Like other relative attention mechanisms, FIRE introduces positional information in the attention layers rather than adding it to the input.

Here is a screenshot of some evaluation results for FIRE from the original paper (Li et al., 2024):

[acisseJZhong]

Hi @kaddu341, thank you for bringing up this new positional embeddings that can well extrapolate length. Looks pretty exciting! We would love to have it in Torchtune to allow more users to benefit from it.

Would you be open to draft an RFC about the design of FIRE so people can review and comment?
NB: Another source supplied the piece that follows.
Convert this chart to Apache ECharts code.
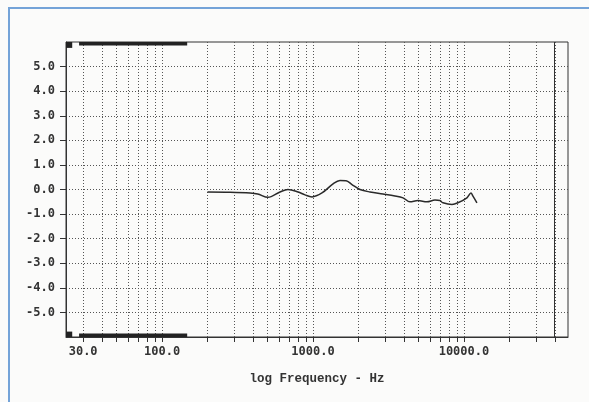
<!DOCTYPE html>
<html>
<head>
<meta charset="utf-8">
<script src="https://cdn.jsdelivr.net/npm/echarts@6/dist/echarts.min.js"></script>
<style>
  html, body { margin: 0; padding: 0; background: #fbfbfa; }
  #chart { width: 589px; height: 402px; }
</style>
</head>
<body>
<div id="chart"></div>
<script>
var freqHz = [200, 282, 383, 430, 503, 604, 682, 796, 885, 985, 1147, 1357, 1509, 1655, 1812, 2047,
  2384, 2909, 3492, 3948, 4389, 4955, 5688, 6428, 6934, 7261, 8333, 9126, 10465, 11120, 11470, 12190];
var levelDb = [-0.1, -0.11, -0.14, -0.18, -0.32, -0.1, 0.0, -0.1, -0.22, -0.3, -0.14, 0.23, 0.37, 0.36, 0.2, 0.0,
  -0.1, -0.18, -0.26, -0.34, -0.5, -0.45, -0.5, -0.43, -0.45, -0.54, -0.61, -0.54, -0.34, -0.14, -0.27, -0.54];

// axis range and ticks
var freqMin = 23.1, freqMax = 48900;
var freqTicks = [30, 40, 50, 60, 70, 80, 90, 100, 200, 300, 400, 500, 600, 700, 800, 900,
  1000, 2000, 3000, 4000, 5000, 6000, 7000, 8000, 9000, 10000, 20000, 30000, 40000];
var freqLabels = [30, 100, 1000, 10000];
var dbTicks = [-5, -4, -3, -2, -1, 0, 1, 2, 3, 4, 5];
var dbMin = -6, dbMax = 6;

// clipped (out of range) traces along top and bottom edges
var clipBandHz = [28.2, 146.7];
var clipBlockHz = [23.1, 25.4];
var edgeHz = 40000;

var lg = function(v) { return Math.log10(v); };

var chart = echarts.init(document.getElementById('chart'));

var curve = freqHz.map(function(f, i) { return [lg(f), levelDb[i]]; });

var ink = '#333';
var dotted = { color: '#555', width: 1, type: [1, 2] };

var options = {
  animation: false,
  backgroundColor: '#fbfbfa',
  grid: { left: 66, right: 21, top: 42, bottom: 65, show: true, borderColor: ink, borderWidth: 1, backgroundColor: 'transparent' },
  graphic: [{
    type: 'rect',
    shape: { x: 9, y: 8, width: 620, height: 430 },
    style: { fill: 'none', stroke: '#74a3d8', lineWidth: 2 },
    silent: true
  }],
  xAxis: {
    type: 'value',
    min: lg(freqMin),
    max: lg(freqMax),
    name: 'log Frequency - Hz',
    nameLocation: 'middle',
    nameGap: 35,
    nameTextStyle: { fontFamily: 'Liberation Mono', fontWeight: 'bold', fontSize: 12.5, color: ink },
    axisLine: { show: true, onZero: false, lineStyle: { color: ink } },
    axisTick: { show: true, length: 5, lineStyle: { color: ink }, customValues: freqTicks.map(lg) },
    axisLabel: {
      customValues: freqLabels.map(lg),
      margin: 9,
      fontFamily: 'DejaVu Sans Mono', fontWeight: 'bold', fontSize: 12, color: ink,
      formatter: function(v) { return (Math.round(Math.pow(10, v) * 10) / 10).toFixed(1); }
    },
    splitLine: { show: true, lineStyle: dotted }
  },
  yAxis: {
    type: 'value',
    min: dbMin,
    max: dbMax,
    axisLine: { show: true, onZero: false, lineStyle: { color: ink } },
    axisTick: { show: true, length: 6, lineStyle: { color: ink }, customValues: dbTicks },
    axisLabel: {
      customValues: dbTicks,
      margin: 11,
      fontFamily: 'DejaVu Sans Mono', fontWeight: 'bold', fontSize: 12, color: ink,
      formatter: function(v) { return v.toFixed(1); }
    },
    splitLine: { show: true, lineStyle: dotted }
  },
  series: [{
    type: 'line',
    data: curve,
    smooth: 0.35,
    symbol: 'none',
    lineStyle: { color: '#2a2a2a', width: 1.5 },
    markLine: {
      silent: true,
      symbol: 'none',
      label: { show: false },
      lineStyle: { color: ink, width: 1, type: 'solid' },
      data: [{ xAxis: lg(edgeHz) }]
    },
    markArea: {
      silent: true,
      itemStyle: { color: '#222' },
      label: { show: false },
      data: [
        [{ xAxis: lg(clipBandHz[0]), yAxis: 5.86 }, { xAxis: lg(clipBandHz[1]), yAxis: dbMax }],
        [{ xAxis: lg(clipBandHz[0]), yAxis: dbMin }, { xAxis: lg(clipBandHz[1]), yAxis: -5.86 }],
        [{ xAxis: lg(clipBlockHz[0]), yAxis: 5.76 }, { xAxis: lg(clipBlockHz[1]), yAxis: dbMax }],
        [{ xAxis: lg(clipBlockHz[0]), yAxis: dbMin }, { xAxis: lg(clipBlockHz[1]), yAxis: -5.78 }]
      ]
    }
  }]
};

chart.setOption(options);
</script>
</body>
</html>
It would be helpful to include context, motivation, and details on modules/files you plan to add/change. You can find example RFC here #102, #2105

[kaddu341]

Sure!

Context:

The length generalization of transformers is a problem currently generating much interest in the machine learning community. Generalization performance depends largely on the type of positional encoding used. Over the years, several new positional encoding schemes have been proposed, including FIRE (Li et al., 2023/2024) which has been shown to produce impressive generalization results (Zhou et al., 2024).

Motivation:

For many tasks, the length of the training sequences that we have available is less than the length of the sequences we would like to run inference on. This is especially important for physical simulations, but also for certain natural language processing (NLP) tasks.

Details:

Like most other relative positional encoding schemes, FIRE adds a bias matrix to the standard self-attention computation (before applying softmax) as follows:

where $B$ is calculated by:

(Note: $f_\theta$ here is a standard MLP i.e. Linear->ReLU->Linear->ReLU network

In code, this can be expressed as follows (please note this is not production code and may have typos; it is just to give an idea of the algorithm)
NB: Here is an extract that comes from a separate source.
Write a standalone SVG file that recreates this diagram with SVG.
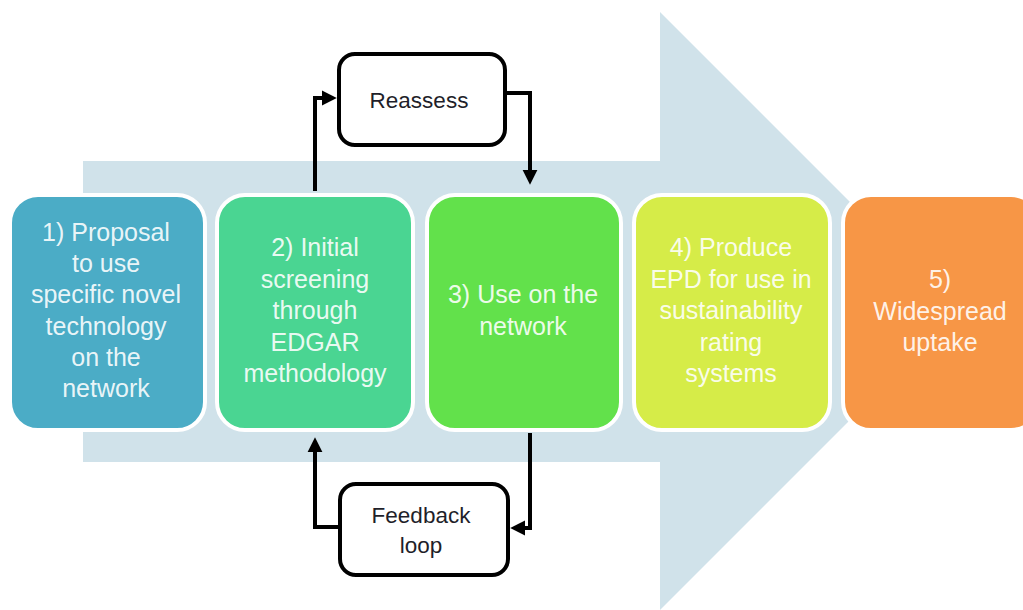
<svg xmlns="http://www.w3.org/2000/svg" width="1023" height="610" viewBox="0 0 1023 610">
<style>
.step{stroke:#fff;stroke-width:4}
.st{font-family:"Liberation Sans",Arial,sans-serif;font-size:25px;fill:#fff;fill-opacity:0.9;text-anchor:middle}
.lb{font-family:"Liberation Sans",Arial,sans-serif;font-size:22.5px;fill:#1f1f2a;text-anchor:middle}
.box{fill:#fff;stroke:#000;stroke-width:4}
.con{fill:none;stroke:#000;stroke-width:4;stroke-linejoin:miter}
</style>
<defs>
<marker id="ah" viewBox="0 0 10 10" refX="0" refY="5" markerWidth="3.7" markerHeight="4" orient="auto" markerUnits="strokeWidth">
<path d="M0,0 L10,5 L0,10 z" fill="#000"/>
</marker>
</defs>
<rect width="1023" height="610" fill="#fff"/>
<polygon id="bigarrow" points="83,161 660,161 660,12 959,311 660,610 660,462 83,462" fill="#d0e2ea"/>
<g id="n1">
<rect class="step" x="10" y="195" width="195" height="235" rx="28" fill="#4bacc6"/>
<text class="st" x="106" y="241">1) Proposal</text>
<text class="st" x="106" y="272">to use</text>
<text class="st" x="106" y="303">specific novel</text>
<text class="st" x="106" y="335">technology</text>
<text class="st" x="106" y="366">on the</text>
<text class="st" x="106" y="397">network</text>
</g>
<g id="n2">
<rect class="step" x="217" y="195" width="196" height="235" rx="28" fill="#4ad592"/>
<text class="st" x="315" y="256">2) Initial</text>
<text class="st" x="315" y="287.5">screening</text>
<text class="st" x="315" y="319">through</text>
<text class="st" x="315" y="350.5">EDGAR</text>
<text class="st" x="315" y="382">methodology</text>
</g>
<g id="n3">
<rect class="step" x="427" y="195" width="194" height="235" rx="28" fill="#62e14b"/>
<text class="st" x="523" y="303">3) Use on the</text>
<text class="st" x="523" y="335">network</text>
</g>
<g id="n4">
<rect class="step" x="634" y="195" width="196" height="235" rx="28" fill="#d6ec48"/>
<text class="st" x="731" y="256">4) Produce</text>
<text class="st" x="731" y="287.5">EPD for use in</text>
<text class="st" x="731" y="319">sustainability</text>
<text class="st" x="731" y="350.5">rating</text>
<text class="st" x="731" y="382">systems</text>
</g>
<g id="n5">
<rect class="step" x="843" y="195" width="196" height="235" rx="28" fill="#f79646"/>
<text class="st" x="940" y="288">5)</text>
<text class="st" x="940" y="319.5">Widespread</text>
<text class="st" x="940" y="351">uptake</text>
</g>
<g id="reassess">
<rect class="box" x="339" y="54" width="166" height="91" rx="16"/>
<text class="lb" x="419" y="108">Reassess</text>
</g>
<g id="feedback">
<rect class="box" x="340" y="484" width="168" height="91" rx="16"/>
<text class="lb" x="421" y="523">Feedback</text>
<text class="lb" x="421" y="553">loop</text>
</g>
<g id="connectors">
<path class="con" d="M315,191 V98 H322" marker-end="url(#ah)"/>
<path class="con" d="M505,93 H530 V170" marker-end="url(#ah)"/>
<path class="con" d="M530,433 V528 H525" marker-end="url(#ah)"/>
<path class="con" d="M340,527 H315 V452" marker-end="url(#ah)"/>
</g>
</svg>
# class to implement a single self-attention head
class FIRE_AttentionHead(nn.Module):
    def __init__(self, dim_model, kdim, hidden_size):
        super().__init__()
        self.kdim = kdim

        # initialize parameter matrices
        self.W_q = nn.Linear(dim_model, kdim, bias=False)
        self.W_k = nn.Linear(dim_model, kdim, bias=False)
        self.W_v = nn.Linear(dim_model, kdim, bias=False)

        # initialize learnable scalars
        self.c = nn.Parameter(torch.tensor(1.0))
        self.L = nn.Parameter(torch.tensor(2.0))

        # initialize learnable continuous function
        self.f_theta = nn.Sequential(
            nn.Linear(1, hidden_size),
            nn.GELU(),
            nn.Linear(hidden_size, hidden_size),
            nn.GELU(),
            nn.Linear(hidden_size, 1)
        )
    
    # concave function to amplify differences among local positions
    def phi(self, c, x):
        return torch.log(c*x + 1)
    
    def forward(self, src):
        # Assuming src has shape (batch_size, seq_length, dim_model)
        batch_size = src.shape[0]
        seq_length = src.shape[1]

        # constrain c to be > 0
        c = torch.nn.functional.softplus(self.c)

        # compute bias matrix
        B = torch.zeros(seq_length, seq_length)
        for i in range(1, seq_length):
            for j in range(0, i):
                B[i, j] = self.phi(c, i - j) / self.phi(c, max(self.L, i + 1))
        # make it antisymmetric:
        B = B - B.T
        # apply MLP to bias matrix
        B = self.f_theta(B.unsqueeze(2)).squeeze(2)
        # repeat B for batch_size
        B = B.repeat(batch_size, 1, 1)

        # get Query, Key, and Value matrices for each sequence
        Q = self.W_q(src)
        K = self.W_k(src)
        V = self.W_v(src)

        # calculate attention scores
        K_T = torch.transpose(K, 1, 2)
        attn_logits  = torch.bmm(Q, K_T) + B    # / np.sqrt(self.kdim)
        attn_weights = torch.nn.functional.softmax(attn_logits, dim=-1)
        attn_outputs = torch.bmm(attn_weights, V)
        return attn_outputs

# class to implement multi-head self-attention with relative positional encodings according to the FIRE paper
class FIRE_SelfAttention(nn.Module):
    def __init__(self, dim_model, num_heads, hidden_size):
        super().__init__()

        # make sure num_heads divides dim_model:
        assert dim_model % num_heads == 0, "Number of heads must divide dimension of model"

        # compute kdim = vdim
        kdim = dim_model // num_heads

        # initialize attention heads
        self.attention_heads = nn.ModuleList([FIRE_AttentionHead(dim_model, kdim, hidden_size) for _ in range(num_heads)])

        # final linear layer
        self.W_o = nn.Linear(dim_model, dim_model, bias=False)

    def forward(self, src):
        # src should have shape (batch_size, seq_length, dim_model)
        # Pass src through the attention heads
        attn_results = [attn_head(src) for attn_head in self.attention_heads]
        # concatenate results
        attn_results = torch.cat(attn_results, dim=-1)
        # pass through final linear layer
        return self.W_o(attn_results)

I am planning to make this class inherit from nn.Module and basically function as a drop-in replacement for nn.MultiHeadAttention.